The offer, which has the backing of the David Jones’s board, is slightly above the company’s intrinsic value of $3.51, according to Thomson Reuters StarMine, which projects how much a stock should be worth based on expected earnings growth over the next five years.

“This makes a huge amount of strategic sense. They can afford to pay a high multiple,” said Commonwealth Bank retail analyst Andrew Mclennan. “There is going to be big synergies coming from this transaction.” Woolworths’ profits have grown 20% a year in the past five years on the back of investments in product development, tighter inventory management and through onlines sales, and the company plans to bring this expertise to David Jones, Moir said.

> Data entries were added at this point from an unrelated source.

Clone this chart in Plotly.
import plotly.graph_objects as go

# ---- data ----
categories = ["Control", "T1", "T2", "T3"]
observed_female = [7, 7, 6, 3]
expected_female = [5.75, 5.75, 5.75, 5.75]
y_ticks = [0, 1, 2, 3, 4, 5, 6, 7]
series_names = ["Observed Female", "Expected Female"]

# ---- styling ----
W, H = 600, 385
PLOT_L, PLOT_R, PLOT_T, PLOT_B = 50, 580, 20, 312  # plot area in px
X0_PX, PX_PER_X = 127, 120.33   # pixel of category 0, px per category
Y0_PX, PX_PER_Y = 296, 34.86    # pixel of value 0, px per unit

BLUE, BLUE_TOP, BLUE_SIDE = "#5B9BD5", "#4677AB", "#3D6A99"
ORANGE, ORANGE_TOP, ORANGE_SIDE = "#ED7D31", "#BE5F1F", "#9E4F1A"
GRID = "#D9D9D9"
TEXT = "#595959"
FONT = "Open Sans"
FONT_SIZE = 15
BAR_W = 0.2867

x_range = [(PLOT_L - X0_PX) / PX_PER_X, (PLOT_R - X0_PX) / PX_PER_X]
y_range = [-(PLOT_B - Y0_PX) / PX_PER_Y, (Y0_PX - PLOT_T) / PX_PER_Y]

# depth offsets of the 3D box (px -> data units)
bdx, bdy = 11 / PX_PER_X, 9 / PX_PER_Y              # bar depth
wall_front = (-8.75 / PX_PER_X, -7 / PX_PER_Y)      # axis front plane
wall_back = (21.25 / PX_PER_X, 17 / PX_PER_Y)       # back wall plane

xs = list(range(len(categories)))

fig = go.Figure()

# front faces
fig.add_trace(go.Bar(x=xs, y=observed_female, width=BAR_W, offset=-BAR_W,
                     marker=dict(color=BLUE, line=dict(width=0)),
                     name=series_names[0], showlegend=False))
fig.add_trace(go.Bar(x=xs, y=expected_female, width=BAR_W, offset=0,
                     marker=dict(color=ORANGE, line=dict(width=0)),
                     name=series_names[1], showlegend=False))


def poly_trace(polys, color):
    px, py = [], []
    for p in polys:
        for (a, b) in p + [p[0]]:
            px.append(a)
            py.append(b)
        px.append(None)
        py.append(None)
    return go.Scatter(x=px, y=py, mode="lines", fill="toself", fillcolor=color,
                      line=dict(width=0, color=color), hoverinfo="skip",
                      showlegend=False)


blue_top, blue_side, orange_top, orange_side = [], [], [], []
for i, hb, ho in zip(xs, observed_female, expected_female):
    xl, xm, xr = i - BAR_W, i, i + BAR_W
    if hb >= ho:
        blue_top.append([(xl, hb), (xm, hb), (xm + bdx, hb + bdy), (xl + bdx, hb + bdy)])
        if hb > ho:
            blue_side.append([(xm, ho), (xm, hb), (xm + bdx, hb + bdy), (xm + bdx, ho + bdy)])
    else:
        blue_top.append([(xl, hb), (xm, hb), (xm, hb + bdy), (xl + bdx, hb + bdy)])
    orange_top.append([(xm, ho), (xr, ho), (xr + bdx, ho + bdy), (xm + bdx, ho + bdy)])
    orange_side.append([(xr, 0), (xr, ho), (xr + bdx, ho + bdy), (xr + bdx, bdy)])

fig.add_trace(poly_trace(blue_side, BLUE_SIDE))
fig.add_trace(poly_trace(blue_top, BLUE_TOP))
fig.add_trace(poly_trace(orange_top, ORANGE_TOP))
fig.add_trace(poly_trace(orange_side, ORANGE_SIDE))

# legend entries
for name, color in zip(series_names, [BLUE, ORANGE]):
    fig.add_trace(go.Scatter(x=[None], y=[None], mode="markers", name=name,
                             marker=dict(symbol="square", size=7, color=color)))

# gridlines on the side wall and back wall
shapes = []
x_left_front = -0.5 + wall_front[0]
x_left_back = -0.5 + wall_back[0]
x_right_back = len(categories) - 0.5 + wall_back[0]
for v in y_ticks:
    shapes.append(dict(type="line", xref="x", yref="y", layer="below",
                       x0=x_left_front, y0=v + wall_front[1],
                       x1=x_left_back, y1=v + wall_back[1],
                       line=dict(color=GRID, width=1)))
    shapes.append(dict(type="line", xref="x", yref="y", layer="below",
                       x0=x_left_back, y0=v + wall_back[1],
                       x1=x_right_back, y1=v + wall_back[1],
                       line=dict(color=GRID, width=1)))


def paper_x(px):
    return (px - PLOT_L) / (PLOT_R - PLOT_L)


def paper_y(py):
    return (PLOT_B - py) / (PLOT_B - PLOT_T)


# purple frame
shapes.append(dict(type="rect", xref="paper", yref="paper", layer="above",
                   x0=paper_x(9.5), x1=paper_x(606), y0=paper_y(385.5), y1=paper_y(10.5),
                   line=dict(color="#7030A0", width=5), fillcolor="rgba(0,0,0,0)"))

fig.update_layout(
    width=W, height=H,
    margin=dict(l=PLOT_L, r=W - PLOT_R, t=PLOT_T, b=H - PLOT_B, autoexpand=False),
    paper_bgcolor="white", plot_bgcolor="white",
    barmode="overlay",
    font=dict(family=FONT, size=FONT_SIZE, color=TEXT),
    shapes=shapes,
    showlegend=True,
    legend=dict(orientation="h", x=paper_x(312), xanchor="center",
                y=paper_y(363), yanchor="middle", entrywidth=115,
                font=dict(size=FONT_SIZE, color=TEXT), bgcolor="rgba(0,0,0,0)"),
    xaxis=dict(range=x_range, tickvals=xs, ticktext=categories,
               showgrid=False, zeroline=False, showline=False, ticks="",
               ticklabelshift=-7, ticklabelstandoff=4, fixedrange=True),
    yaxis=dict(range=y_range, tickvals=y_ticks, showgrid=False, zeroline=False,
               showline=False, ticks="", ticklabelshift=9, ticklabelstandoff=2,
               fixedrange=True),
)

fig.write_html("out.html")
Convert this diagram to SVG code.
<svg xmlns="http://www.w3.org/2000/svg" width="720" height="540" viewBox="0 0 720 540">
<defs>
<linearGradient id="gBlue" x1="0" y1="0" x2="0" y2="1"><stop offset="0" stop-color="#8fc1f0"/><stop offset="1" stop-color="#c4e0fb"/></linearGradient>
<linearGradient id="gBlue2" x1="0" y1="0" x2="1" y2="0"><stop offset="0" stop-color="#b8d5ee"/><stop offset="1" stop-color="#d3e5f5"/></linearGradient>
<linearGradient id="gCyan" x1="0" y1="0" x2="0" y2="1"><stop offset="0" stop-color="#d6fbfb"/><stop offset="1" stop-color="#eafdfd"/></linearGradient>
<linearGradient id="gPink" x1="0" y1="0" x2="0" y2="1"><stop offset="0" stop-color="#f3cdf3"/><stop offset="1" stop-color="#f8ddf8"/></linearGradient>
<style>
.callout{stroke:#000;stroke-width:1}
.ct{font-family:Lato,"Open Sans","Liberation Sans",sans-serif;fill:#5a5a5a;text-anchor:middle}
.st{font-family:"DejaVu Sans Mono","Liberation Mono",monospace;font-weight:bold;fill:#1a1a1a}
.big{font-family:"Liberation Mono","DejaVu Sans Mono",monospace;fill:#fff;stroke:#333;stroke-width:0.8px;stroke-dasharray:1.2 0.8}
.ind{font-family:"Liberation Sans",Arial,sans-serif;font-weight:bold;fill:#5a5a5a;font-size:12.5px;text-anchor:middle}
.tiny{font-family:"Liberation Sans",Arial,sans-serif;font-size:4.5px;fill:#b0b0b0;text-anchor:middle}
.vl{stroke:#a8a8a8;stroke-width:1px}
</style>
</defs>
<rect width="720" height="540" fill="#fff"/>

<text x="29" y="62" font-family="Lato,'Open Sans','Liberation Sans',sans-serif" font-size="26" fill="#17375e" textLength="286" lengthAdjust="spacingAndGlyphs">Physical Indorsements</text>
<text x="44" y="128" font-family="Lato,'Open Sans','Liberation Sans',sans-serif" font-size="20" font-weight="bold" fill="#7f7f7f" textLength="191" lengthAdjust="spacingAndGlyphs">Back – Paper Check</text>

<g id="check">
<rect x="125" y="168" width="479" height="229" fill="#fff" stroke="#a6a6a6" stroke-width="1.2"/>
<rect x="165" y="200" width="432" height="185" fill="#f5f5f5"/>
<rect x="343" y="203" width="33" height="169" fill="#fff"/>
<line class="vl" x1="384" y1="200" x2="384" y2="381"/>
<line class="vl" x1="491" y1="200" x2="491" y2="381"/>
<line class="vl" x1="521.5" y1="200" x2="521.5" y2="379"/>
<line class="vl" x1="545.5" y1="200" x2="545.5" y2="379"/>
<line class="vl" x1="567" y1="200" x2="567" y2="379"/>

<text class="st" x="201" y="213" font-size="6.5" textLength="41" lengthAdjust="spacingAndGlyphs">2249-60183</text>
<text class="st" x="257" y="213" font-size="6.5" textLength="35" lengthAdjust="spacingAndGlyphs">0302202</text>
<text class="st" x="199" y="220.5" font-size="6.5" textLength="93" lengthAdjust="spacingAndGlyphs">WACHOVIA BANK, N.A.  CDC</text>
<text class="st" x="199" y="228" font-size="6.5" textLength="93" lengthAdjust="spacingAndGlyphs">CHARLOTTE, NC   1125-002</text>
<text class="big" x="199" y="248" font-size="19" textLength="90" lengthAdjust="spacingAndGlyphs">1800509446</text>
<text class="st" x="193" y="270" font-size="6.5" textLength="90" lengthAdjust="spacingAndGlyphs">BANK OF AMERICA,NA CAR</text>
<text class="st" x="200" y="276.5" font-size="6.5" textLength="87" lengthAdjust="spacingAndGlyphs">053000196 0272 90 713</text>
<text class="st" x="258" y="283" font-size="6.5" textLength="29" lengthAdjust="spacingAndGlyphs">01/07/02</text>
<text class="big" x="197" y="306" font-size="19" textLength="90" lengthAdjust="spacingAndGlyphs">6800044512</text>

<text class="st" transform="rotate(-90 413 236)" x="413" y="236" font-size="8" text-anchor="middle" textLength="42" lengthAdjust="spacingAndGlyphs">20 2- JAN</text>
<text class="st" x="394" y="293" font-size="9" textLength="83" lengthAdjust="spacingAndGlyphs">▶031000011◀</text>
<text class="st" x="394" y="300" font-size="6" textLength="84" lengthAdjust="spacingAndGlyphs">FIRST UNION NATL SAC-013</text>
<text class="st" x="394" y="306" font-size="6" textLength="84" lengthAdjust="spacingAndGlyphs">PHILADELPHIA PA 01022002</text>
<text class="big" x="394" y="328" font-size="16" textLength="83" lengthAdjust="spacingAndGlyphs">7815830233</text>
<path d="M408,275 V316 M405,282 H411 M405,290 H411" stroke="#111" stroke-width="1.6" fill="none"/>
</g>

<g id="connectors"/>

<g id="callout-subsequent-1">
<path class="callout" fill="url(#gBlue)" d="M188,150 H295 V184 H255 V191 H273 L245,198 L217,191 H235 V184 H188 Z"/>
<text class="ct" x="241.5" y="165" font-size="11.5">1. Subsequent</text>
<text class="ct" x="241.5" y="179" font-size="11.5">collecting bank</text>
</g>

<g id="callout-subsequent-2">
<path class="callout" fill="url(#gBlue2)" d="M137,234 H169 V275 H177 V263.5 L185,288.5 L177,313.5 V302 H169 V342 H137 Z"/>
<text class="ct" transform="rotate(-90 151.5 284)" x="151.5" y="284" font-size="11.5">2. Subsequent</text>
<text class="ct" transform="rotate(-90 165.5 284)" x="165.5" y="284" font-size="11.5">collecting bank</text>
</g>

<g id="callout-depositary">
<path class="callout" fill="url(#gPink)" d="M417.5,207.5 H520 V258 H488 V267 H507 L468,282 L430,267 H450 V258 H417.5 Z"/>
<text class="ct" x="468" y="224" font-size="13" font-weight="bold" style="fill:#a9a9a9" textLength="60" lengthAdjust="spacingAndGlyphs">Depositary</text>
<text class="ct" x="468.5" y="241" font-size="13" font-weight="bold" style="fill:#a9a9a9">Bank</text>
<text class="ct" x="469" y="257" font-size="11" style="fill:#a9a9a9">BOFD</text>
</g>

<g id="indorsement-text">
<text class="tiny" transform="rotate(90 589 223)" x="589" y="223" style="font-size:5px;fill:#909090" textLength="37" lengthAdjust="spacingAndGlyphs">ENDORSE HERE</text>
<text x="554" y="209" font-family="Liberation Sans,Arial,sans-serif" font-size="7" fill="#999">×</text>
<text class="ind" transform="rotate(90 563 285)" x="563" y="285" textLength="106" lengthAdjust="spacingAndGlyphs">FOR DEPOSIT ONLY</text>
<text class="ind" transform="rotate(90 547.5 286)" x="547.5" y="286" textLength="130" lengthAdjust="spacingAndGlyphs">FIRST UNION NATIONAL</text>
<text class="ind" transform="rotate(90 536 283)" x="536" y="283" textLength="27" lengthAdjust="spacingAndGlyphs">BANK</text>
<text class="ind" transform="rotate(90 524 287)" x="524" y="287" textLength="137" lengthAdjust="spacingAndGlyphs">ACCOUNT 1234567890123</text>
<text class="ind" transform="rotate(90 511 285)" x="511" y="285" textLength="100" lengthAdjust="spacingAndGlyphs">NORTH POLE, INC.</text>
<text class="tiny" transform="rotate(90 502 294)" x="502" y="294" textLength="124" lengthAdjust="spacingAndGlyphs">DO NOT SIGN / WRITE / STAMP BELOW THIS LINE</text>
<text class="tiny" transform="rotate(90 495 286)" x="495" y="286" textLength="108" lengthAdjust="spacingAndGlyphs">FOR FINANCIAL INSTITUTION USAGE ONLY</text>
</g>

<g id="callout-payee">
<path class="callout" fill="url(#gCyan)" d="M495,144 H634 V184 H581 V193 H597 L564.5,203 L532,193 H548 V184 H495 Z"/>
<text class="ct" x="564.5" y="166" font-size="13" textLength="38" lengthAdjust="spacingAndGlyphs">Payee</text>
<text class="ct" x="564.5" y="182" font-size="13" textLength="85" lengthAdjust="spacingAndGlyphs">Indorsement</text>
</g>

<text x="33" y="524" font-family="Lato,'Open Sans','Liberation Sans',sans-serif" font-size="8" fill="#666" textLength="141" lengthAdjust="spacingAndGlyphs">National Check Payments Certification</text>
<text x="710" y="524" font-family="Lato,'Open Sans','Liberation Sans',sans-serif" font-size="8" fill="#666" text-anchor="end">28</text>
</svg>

He estimated that the company could add at least A$130mn annually to David Jones’ bottom line within five years.

David Jones posted an annual profit of A$95.2mn in the last financial year. Its shares jumped to match the bid price but later pared gains slightly to end the day 23% higher at A$3.91.

The offer prompted Myer, Australia’s biggest department store operator, to withdraw its all-share proposal that valued David Jones at A$1.7bn as of Tuesday’s closing price, and which it had promoted as a merger of equals.

In 2013, in US dollars, Woolworths revenue was $3.6bn and David Jones was $1.7bn, putting their combined sales above Myer’s $2.9bn. “What we are seeing is like a global consolidation of retail,” said Morningstar analyst Tim Montague-Jones.

“That’s increasingly seeing stronger retail models expand offshore and take market share from weaker ones. It’s all about scale,” he said, noting Myer would be left in a much weaker competitive position.

Shares in Myer ended 3.9% higher, however, on relief that it would not be overstretching itself in seeking a deal.

Woolworths’ Australia expansion is in sharp contrast to international and South African retailers, which are moving into the rest Africa, a poor but fast-growing continent touted as the next bright growth spot for retailers.

Africa was thrust into the retail spotlight three years ago when Wal-Mart Stores paid $2.4bn for a controlling stake in Massmart Holdings, giving it a foothold in several sub-Saharan countries.